Year-over-Year Percent Change – Per Capita Seasonally Adjusted Retail Sales
From the U.S. Census Bureau press release:
Advance estimates of U.S. retail and food services sales for September 2020, adjusted for seasonal variation and holiday and trading-day differences, but not for price changes, were $549.3 billion, an increase of 1.9 percent (± 0.5 percent) from the previous month, and 5.4 percent (± 0.7 percent) above September 2019. Total sales for the July 2020 through September 2020 period were up 3.6 percent (± 0.5 percent) from the same period a year ago. The July 2020 to August 2020 percent change was unrevised at up 0.6 percent (± 0.2 percent). Retail trade sales were up 1.9 percent (± 0.5 percent) from August 2020, and 8.2 percent (± 0.7 percent) above last year. Nonstore retailers were up 23.8 percent (± 1.6 percent) from September 2019, while building material and garden equipment and supplies dealers were up 19.1 percent (± 2.1 percent) from last year.
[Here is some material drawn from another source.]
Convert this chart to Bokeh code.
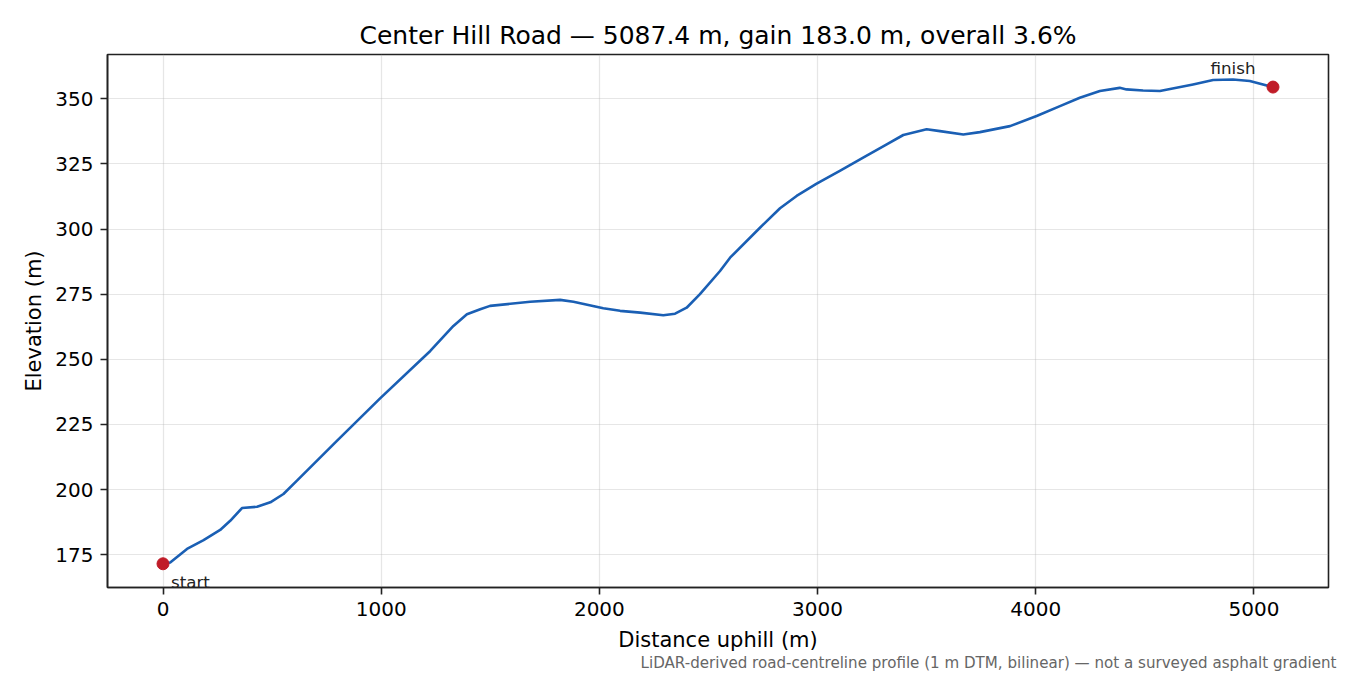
from bokeh.plotting import figure
from bokeh.models import Range1d, Label, FixedTicker, Title
from bokeh.embed import file_html
from bokeh.resources import INLINE

# profile (distance uphill m, elevation m)
dist = [0, 33, 110, 186, 262, 308, 362, 431, 492, 552, 614, 797, 995, 1225, 1331,
        1393, 1454, 1499, 1683, 1820, 1881, 2018, 2095, 2187, 2293, 2347, 2400, 2461,
        2553, 2599, 2736, 2828, 2904, 2996, 3102, 3209, 3317, 3393, 3500, 3561, 3668,
        3744, 3882, 4004, 4111, 4202, 4294, 4385, 4416, 4492, 4569, 4645, 4721, 4813,
        4904, 4981, 5087.4]
elev = [171.5, 172.0, 177.2, 180.6, 184.5, 188.0, 192.9, 193.4, 195.1, 198.3, 203.4,
        218.7, 235.0, 253.2, 262.8, 267.3, 269.2, 270.5, 272.1, 272.8, 272.1, 269.6,
        268.6, 267.9, 266.9, 267.5, 269.8, 275.0, 283.9, 289.0, 300.5, 308.0, 312.7,
        317.4, 322.3, 327.4, 332.5, 336.1, 338.3, 337.6, 336.3, 337.2, 339.5, 343.4,
        347.2, 350.4, 353.0, 354.2, 353.6, 353.2, 353.0, 354.2, 355.5, 357.2, 357.4,
        356.8, 354.5]

x_ticks = [0, 1000, 2000, 3000, 4000, 5000]
y_ticks = [175, 200, 225, 250, 275, 300, 325, 350]

title = "Center Hill Road \u2014 5087.4 m, gain 183.0 m, overall 3.6%"
note = "LiDAR-derived road-centreline profile (1 m DTM, bilinear) \u2014 not a surveyed asphalt gradient"
FONT = "DejaVu Sans"

p = figure(width=1350, height=675, output_backend="svg", toolbar_location=None,
           x_range=Range1d(-254.4, 5341.8), y_range=Range1d(162.4, 367.0),
           x_axis_label="Distance uphill (m)", y_axis_label="Elevation (m)",
           min_border_left=107, min_border_right=22,
           min_border_top=54, min_border_bottom=88)

p.title.text = title
p.title.align = "center"
p.title.text_font = FONT
p.title.text_font_size = "25px"
p.title.text_font_style = "normal"
p.title.text_color = "black"
p.title.standoff = 10

# small grey footnote under the x axis label, right aligned
p.add_layout(Title(text=note, align="right", offset=-8, text_font=FONT,
                   text_font_size="15.1px", text_font_style="normal",
                   text_color="#666666", standoff=-6), "below")

p.outline_line_color = "#222222"
p.outline_line_width = 1.6
p.outline_line_alpha = 1.0

for ax in (p.xaxis, p.yaxis):
    ax.axis_line_color = "#222222"
    ax.axis_line_width = 1.6
    ax.major_tick_line_color = "#222222"
    ax.major_tick_line_width = 1.6
    ax.major_tick_out = 7
    ax.major_tick_in = 0
    ax.minor_tick_line_color = None
    ax.major_label_text_font = FONT
    ax.major_label_text_font_size = "20px"
    ax.major_label_text_color = "black"
    ax.major_label_standoff = 7
    ax.axis_label_text_font = FONT
    ax.axis_label_text_font_size = "21px"
    ax.axis_label_text_font_style = "normal"
    ax.axis_label_text_color = "black"

p.xaxis.axis_label_standoff = 9
p.yaxis.axis_label_standoff = 6

p.xaxis.ticker = FixedTicker(ticks=x_ticks)
p.yaxis.ticker = FixedTicker(ticks=y_ticks)

p.grid.grid_line_color = "#b0b0b0"
p.grid.grid_line_alpha = 0.32
p.grid.grid_line_width = 1.2

p.line(dist, elev, line_color="#1a5fb4", line_width=2.6, line_join="round")
p.scatter([dist[0], dist[-1]], [elev[0], elev[-1]], size=12,
          fill_color="#c01c28", line_color="#c01c28")

p.add_layout(Label(x=dist[0], y=elev[0], text="start", x_offset=8, y_offset=-18,
                   text_font=FONT, text_font_size="16.7px", text_color="#222222",
                   text_align="left", text_baseline="alphabetic"))
p.add_layout(Label(x=dist[-1], y=elev[-1], text="finish", x_offset=-40, y_offset=19,
                   text_font=FONT, text_font_size="16.7px", text_color="#222222",
                   text_align="center", text_baseline="alphabetic"))

open("out.html", "w").write(file_html(p, INLINE))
Seasonally Adjusted Retail Sales – All (red line), All except food services (blue line), and All except motor vehicles (green line)
The differences between the headlines and Econintersect are due to different approaches to seasonal adjustment (see caveats at the end of this post).
Comparison of the Year-over-Year Census Seasonally Adjusted Retail Sales (blue line) and Econintersect’s Unadjusted Retail Sales (red line)
Declines of short duration often occur in the seasonally adjusted series without a recession resulting.
Retail and Food Services Sales – Seasonally Adjusted
And finally, as retail sales can be a component of determining a recession start date, the zero-line of the graph below could be an indicator a recession was underway (or about to begin).
Retail Sales – Recession Watch Graph
Caveats On Advance Retail Sales
This data release is based on estimates. However, the estimates have proven to be fairly accurate although tend to miss at economic turning points. Therefore up to three months are subject to backward revisions, although normally slight, can sometimes be modest.
The data in this series is not inflation-adjusted – and Econintersect adjusts using CPI less shelter CUSR0000SA0L2. The St. Louis Fed also inflation adjusts the Census seasonally adjusted data. The last two recessions began as the inflation-adjusted retail sales crossed the zero growth line.
Comparison of Real Year-over-Year Growth between FRED’s Real Retail Sales (green line) and Econintersect’s Inflation Adjusted Retail Sales
As in most US Census reports, Econintersect does not agree with the seasonal adjustment methodology used and provides an alternate analysis. The issue is that the exceptionally large recession and the subsequent economic roller coaster has caused data distortions that become exaggerated when the seasonal adjustment methodology uses more than one year’s worth of data. Further, Econintersect believes there is a New Normal seasonality. Using data prior to the end of the recession for seasonal analysis could provide the wrong conclusion.
The impact of the monthly retail sales data on GDP is not straight forward. Real GDP (of which the consumer is over 60%) is adjusted for inflation. Further, GDP is an analysis of quarter-over-quarter or year-over-year growth, while retail sales is a monthly data series.
Econintersect determines the month-over-month change by subtracting the current month’s year-over-year change from the previous month’s year-over-year change.